▸ Directions
Your task is to count the lines of the entries below that include the word "this" and to give only the resulting number.

▸ Data supplied

>> start

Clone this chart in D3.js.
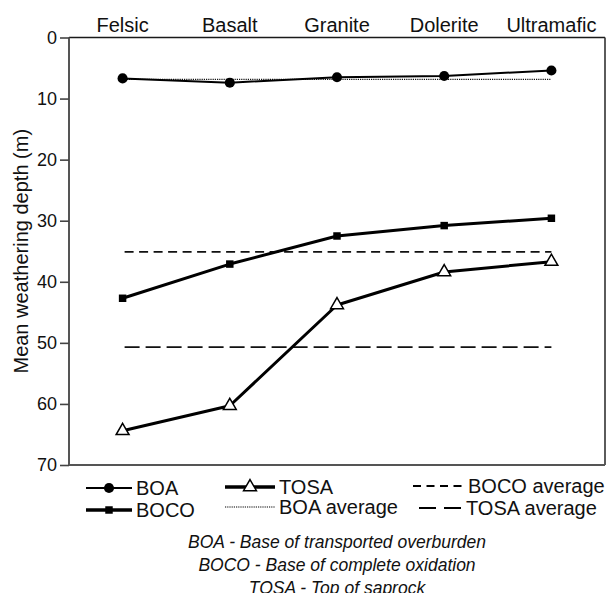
<!DOCTYPE html>
<html>
<head>
<meta charset="utf-8">
<script src="https://cdn.jsdelivr.net/npm/d3@7"></script>
<style>
  html, body { margin: 0; padding: 0; background: #fff; }
  svg { display: block; font-family: "Liberation Sans", Arial, sans-serif; }
</style>
</head>
<body>
<svg id="chart" width="608" height="593"></svg>
<script>
// Rock types along the top axis
const categories = ["Felsic", "Basalt", "Granite", "Dolerite", "Ultramafic"];

// Mean weathering depths (m) per rock type
const boa  = [6.7, 7.4, 6.5, 6.3, 5.4];
const boco = [42.7, 37.1, 32.5, 30.8, 29.6];
const tosa = [64.4, 60.3, 43.8, 38.4, 36.7];

// Averages across all rock types
const boaAverage  = 6.85;
const bocoAverage = 35.1;
const tosaAverage = 50.7;

const yTicks = [0, 10, 20, 30, 40, 50, 60, 70];

const captions = [
  "BOA - Base of transported overburden",
  "BOCO - Base of complete oxidation",
  "TOSA - Top of saprock"
];

const svg = d3.select("#chart");
const plotLeft = 69, plotRight = 605, plotTop = 37.5, plotBottom = 465;

const x = d3.scalePoint().domain(categories).range([plotLeft, plotRight]).padding(0.5);
const y = d3.scaleLinear().domain([0, 70]).range([plotTop, plotBottom]);

// Frame
svg.append("line").attr("x1", plotLeft).attr("x2", plotRight).attr("y1", plotTop).attr("y2", plotTop)
  .attr("stroke", "#1a1a1a").attr("stroke-width", 1.6);
svg.append("line").attr("x1", plotRight).attr("x2", plotRight).attr("y1", plotTop).attr("y2", plotBottom)
  .attr("stroke", "#333").attr("stroke-width", 1.6);
svg.append("line").attr("x1", plotLeft).attr("x2", plotRight).attr("y1", plotBottom).attr("y2", plotBottom)
  .attr("stroke", "#555").attr("stroke-width", 2);

// Left axis with ticks
const yAxis = d3.axisLeft(y).tickValues(yTicks).tickSize(9).tickPadding(3);
const gy = svg.append("g").attr("transform", `translate(${plotLeft},0)`).call(yAxis);
gy.select(".domain").attr("stroke", "#555").attr("stroke-width", 2).attr("d", `M0,${plotTop}V${plotBottom}`);
gy.selectAll(".tick line").attr("stroke", "#444").attr("stroke-width", 1.6);
gy.selectAll(".tick text").attr("font-size", 18).attr("fill", "#111")
  .attr("font-family", "'Liberation Sans', Arial, sans-serif");

// Category labels above the plot
svg.append("g").selectAll("text").data(categories).join("text")
  .attr("x", d => x(d)).attr("y", 31.5)
  .attr("text-anchor", "middle").attr("font-size", 20).attr("fill", "#111")
  .text(d => d);

// Y axis title
svg.append("text")
  .attr("transform", `translate(28,${(plotTop + plotBottom) / 2}) rotate(-90)`)
  .attr("text-anchor", "middle").attr("font-size", 20).attr("fill", "#111")
  .text("Mean weathering depth (m)");

// Average reference lines
const x0 = x(categories[0]), x1 = x(categories[categories.length - 1]);
function hline(v, dash, w) {
  svg.append("line").attr("x1", x0 + 2).attr("x2", x1).attr("y1", y(v)).attr("y2", y(v))
    .attr("stroke", "#111").attr("stroke-width", w).attr("stroke-dasharray", dash);
}
hline(boaAverage, "1.2,1", 1.2);
hline(bocoAverage, "9,5.5", 1.8);
hline(tosaAverage, "15,6", 1.8);

// Series lines
const line = d3.line().x((d, i) => x(categories[i])).y(d => y(d));
function series(values, w) {
  svg.append("path").datum(values).attr("d", line)
    .attr("fill", "none").attr("stroke", "#000").attr("stroke-width", w)
    .attr("stroke-linejoin", "round");
}
series(boa, 2);
series(boco, 3);
series(tosa, 3);

// Markers
const circle = d3.symbol(d3.symbolCircle, 80)();
const square = d3.symbol(d3.symbolSquare, 56)();
const triangle = d3.symbol(d3.symbolTriangle, 72)();
function markers(values, path, fill) {
  svg.append("g").selectAll("path").data(values).join("path")
    .attr("transform", (d, i) => `translate(${x(categories[i])},${y(d)})`)
    .attr("d", path).attr("fill", fill).attr("stroke", "#000").attr("stroke-width", fill === "#fff" ? 1.5 : 0);
}
markers(boa, circle, "#000");
markers(boco, square, "#000");
markers(tosa, triangle, "#fff");

// Legend
const legendItems = [
  { label: "BOA", x: 86, y: 488, w: 46, width: 2, dash: null, marker: circle, fill: "#000" },
  { label: "BOCO", x: 86, y: 510, w: 46, width: 3.5, dash: null, marker: square, fill: "#000" },
  { label: "TOSA", x: 225, y: 487, w: 50, width: 3.5, dash: null, marker: triangle, fill: "#fff" },
  { label: "BOA average", x: 225, y: 507, w: 50, width: 1.2, dash: "1.2,1", marker: null },
  { label: "BOCO average", x: 413, y: 486, w: 51, width: 1.8, dash: "8,5.5", marker: null },
  { label: "TOSA average", x: 419, y: 508, w: 43, width: 1.8, dash: "17,8", marker: null }
];
const lg = svg.append("g").selectAll("g").data(legendItems).join("g");
lg.append("line")
  .attr("x1", d => d.x).attr("x2", d => d.x + d.w)
  .attr("y1", d => d.y).attr("y2", d => d.y)
  .attr("stroke", "#000").attr("stroke-width", d => d.width)
  .attr("stroke-dasharray", d => d.dash);
lg.filter(d => d.marker).append("path")
  .attr("transform", d => `translate(${d.x + d.w / 2},${d.y})`)
  .attr("d", d => d.marker).attr("fill", d => d.fill)
  .attr("stroke", "#000").attr("stroke-width", d => d.fill === "#fff" ? 1.5 : 0);
lg.append("text")
  .attr("x", d => d.x + d.w + 4).attr("y", d => d.y + 7)
  .attr("font-size", 20).attr("fill", "#111")
  .text(d => d.label);

// Abbreviation notes
svg.append("g").selectAll("text").data(captions).join("text")
  .attr("x", 337).attr("y", (d, i) => 547.5 + i * 23.2)
  .attr("text-anchor", "middle").attr("font-size", 17.5).attr("font-style", "italic")
  .attr("fill", "#111")
  .text(d => d);
</script>
</body>
</html>
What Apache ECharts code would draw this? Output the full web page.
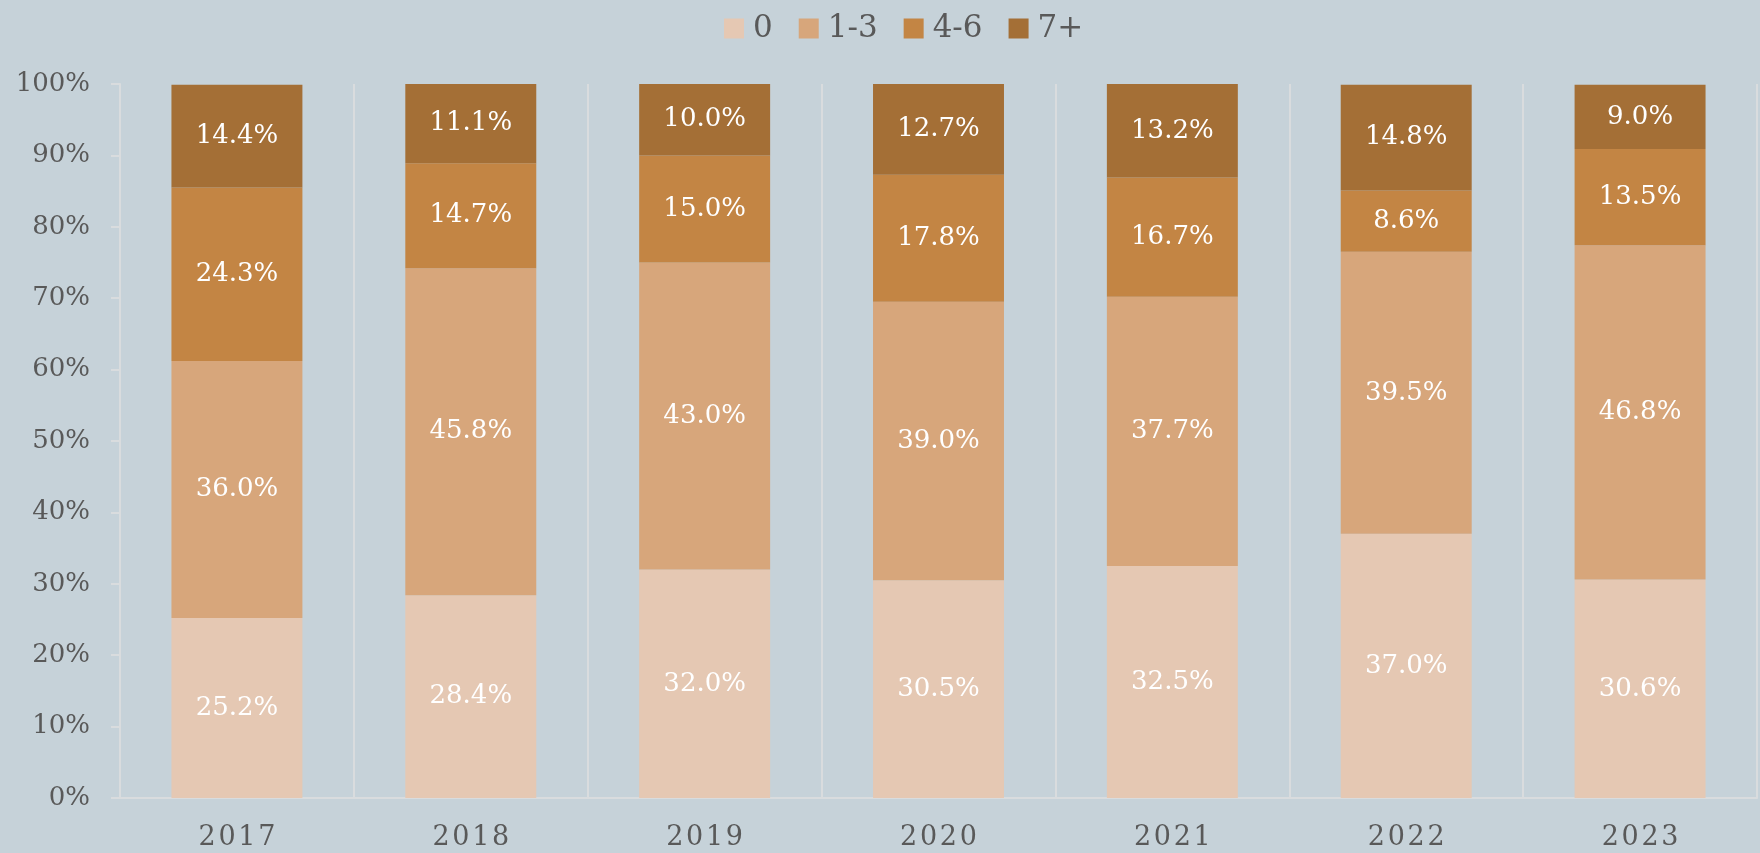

>> end

▸ Reply
2